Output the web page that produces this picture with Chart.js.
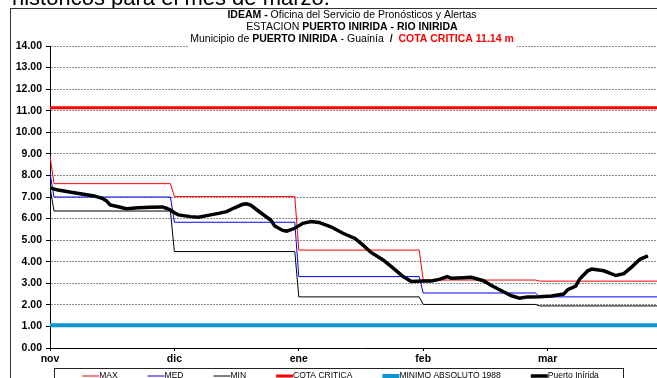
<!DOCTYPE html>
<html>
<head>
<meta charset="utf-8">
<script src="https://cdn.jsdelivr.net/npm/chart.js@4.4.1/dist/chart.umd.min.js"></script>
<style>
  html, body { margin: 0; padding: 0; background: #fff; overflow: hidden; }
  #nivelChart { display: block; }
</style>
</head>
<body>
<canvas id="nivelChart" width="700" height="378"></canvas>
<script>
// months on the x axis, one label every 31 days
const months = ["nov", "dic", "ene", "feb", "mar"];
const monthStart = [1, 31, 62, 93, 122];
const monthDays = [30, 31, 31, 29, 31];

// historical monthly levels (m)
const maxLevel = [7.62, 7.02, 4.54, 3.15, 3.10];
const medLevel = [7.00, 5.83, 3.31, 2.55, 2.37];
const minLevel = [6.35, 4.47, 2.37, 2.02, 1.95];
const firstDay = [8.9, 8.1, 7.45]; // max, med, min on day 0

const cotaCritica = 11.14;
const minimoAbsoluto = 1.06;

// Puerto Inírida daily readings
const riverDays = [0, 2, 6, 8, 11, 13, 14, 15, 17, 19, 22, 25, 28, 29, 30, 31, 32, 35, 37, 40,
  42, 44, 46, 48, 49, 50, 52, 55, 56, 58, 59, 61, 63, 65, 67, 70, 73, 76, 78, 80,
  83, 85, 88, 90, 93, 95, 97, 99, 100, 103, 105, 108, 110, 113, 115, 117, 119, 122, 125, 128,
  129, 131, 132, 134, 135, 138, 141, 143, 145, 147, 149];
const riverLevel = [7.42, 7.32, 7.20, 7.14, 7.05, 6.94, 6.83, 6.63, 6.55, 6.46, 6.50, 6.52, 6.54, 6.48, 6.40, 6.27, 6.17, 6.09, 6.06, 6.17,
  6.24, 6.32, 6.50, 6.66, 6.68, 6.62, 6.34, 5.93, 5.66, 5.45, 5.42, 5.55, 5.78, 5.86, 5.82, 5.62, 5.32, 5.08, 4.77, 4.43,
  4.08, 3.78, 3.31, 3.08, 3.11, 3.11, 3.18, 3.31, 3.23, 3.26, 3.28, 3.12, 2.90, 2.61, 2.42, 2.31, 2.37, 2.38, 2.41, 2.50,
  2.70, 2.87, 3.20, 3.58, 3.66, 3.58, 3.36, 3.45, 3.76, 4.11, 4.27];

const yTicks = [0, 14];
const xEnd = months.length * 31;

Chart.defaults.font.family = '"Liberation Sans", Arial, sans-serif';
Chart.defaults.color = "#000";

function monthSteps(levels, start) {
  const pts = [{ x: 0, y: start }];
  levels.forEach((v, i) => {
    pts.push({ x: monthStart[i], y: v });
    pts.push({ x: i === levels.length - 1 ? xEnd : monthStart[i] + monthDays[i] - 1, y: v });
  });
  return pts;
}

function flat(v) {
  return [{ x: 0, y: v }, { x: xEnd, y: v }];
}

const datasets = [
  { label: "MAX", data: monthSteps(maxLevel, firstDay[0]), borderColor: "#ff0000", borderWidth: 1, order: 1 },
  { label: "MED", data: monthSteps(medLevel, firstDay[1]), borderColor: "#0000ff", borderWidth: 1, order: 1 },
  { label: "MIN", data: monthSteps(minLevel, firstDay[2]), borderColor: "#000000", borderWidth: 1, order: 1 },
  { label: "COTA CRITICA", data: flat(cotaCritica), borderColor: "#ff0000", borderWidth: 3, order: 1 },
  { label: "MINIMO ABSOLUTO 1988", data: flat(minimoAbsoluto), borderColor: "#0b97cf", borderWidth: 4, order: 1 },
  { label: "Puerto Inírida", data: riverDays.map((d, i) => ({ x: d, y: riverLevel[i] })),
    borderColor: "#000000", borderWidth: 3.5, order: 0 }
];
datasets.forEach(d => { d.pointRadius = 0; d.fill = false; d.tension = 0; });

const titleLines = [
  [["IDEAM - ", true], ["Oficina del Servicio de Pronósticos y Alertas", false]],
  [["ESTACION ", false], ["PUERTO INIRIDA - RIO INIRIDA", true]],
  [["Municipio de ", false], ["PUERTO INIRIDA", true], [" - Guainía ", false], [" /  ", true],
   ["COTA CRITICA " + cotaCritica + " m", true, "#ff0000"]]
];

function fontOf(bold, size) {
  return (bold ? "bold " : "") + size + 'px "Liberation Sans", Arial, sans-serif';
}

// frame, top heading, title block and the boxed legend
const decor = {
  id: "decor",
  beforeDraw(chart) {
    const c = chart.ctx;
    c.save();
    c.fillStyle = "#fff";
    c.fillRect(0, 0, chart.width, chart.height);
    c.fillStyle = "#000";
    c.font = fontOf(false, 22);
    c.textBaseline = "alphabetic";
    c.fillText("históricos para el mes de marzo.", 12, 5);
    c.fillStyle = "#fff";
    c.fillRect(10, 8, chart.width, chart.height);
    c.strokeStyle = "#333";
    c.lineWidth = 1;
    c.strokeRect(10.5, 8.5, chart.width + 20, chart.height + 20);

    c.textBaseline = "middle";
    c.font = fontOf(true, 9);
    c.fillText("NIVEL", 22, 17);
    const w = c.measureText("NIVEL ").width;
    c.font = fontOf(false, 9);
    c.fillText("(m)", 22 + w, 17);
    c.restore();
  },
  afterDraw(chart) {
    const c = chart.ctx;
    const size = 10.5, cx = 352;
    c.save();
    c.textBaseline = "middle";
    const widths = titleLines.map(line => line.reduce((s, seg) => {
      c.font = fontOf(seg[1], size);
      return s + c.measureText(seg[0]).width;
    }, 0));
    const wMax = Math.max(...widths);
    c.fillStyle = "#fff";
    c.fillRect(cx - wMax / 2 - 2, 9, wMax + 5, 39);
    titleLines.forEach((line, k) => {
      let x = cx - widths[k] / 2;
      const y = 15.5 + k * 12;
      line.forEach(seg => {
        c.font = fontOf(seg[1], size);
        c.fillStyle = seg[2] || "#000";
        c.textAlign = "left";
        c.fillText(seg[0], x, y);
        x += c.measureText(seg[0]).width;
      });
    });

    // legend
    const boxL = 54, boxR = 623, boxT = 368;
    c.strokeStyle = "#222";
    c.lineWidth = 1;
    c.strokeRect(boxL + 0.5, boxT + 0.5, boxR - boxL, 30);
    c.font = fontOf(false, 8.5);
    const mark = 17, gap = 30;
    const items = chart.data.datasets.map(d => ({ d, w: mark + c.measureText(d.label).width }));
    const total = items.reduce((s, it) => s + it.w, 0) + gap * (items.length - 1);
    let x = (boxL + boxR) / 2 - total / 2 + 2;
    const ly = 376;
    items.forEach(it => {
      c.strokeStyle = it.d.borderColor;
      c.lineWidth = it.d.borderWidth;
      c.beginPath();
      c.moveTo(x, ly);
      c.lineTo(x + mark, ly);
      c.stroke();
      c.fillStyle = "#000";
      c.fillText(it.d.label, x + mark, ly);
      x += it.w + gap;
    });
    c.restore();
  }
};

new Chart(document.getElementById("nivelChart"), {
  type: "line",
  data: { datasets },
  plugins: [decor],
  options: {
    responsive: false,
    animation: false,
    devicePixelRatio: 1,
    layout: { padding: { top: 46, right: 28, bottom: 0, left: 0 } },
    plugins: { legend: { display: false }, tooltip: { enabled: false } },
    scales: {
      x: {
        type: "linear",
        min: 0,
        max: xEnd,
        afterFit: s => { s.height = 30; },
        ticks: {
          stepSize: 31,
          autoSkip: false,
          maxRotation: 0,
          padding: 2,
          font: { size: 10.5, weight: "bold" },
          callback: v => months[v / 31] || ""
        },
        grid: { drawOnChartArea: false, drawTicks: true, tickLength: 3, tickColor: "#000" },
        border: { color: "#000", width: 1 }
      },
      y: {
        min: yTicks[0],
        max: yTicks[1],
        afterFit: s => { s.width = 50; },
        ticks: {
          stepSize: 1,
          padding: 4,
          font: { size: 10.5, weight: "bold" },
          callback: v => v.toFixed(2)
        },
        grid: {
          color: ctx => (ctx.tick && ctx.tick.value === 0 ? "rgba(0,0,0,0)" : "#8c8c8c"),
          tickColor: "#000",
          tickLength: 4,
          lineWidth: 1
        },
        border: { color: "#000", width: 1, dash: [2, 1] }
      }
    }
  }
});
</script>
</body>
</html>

========

## Description of the task
Return exactly what appears from the opening line of the material through the line with "const minimoAbsoluto = 1.06;", apart from the pictures.

## Response to this task
Output the web page that produces this picture with Chart.js.
<!DOCTYPE html>
<html>
<head>
<meta charset="utf-8">
<script src="https://cdn.jsdelivr.net/npm/chart.js@4.4.1/dist/chart.umd.min.js"></script>
<style>
  html, body { margin: 0; padding: 0; background: #fff; overflow: hidden; }
  #nivelChart { display: block; }
</style>
</head>
<body>
<canvas id="nivelChart" width="700" height="378"></canvas>
<script>
// months on the x axis, one label every 31 days
const months = ["nov", "dic", "ene", "feb", "mar"];
const monthStart = [1, 31, 62, 93, 122];
const monthDays = [30, 31, 31, 29, 31];

// historical monthly levels (m)
const maxLevel = [7.62, 7.02, 4.54, 3.15, 3.10];
const medLevel = [7.00, 5.83, 3.31, 2.55, 2.37];
const minLevel = [6.35, 4.47, 2.37, 2.02, 1.95];
const firstDay = [8.9, 8.1, 7.45]; // max, med, min on day 0

const cotaCritica = 11.14;
const minimoAbsoluto = 1.06;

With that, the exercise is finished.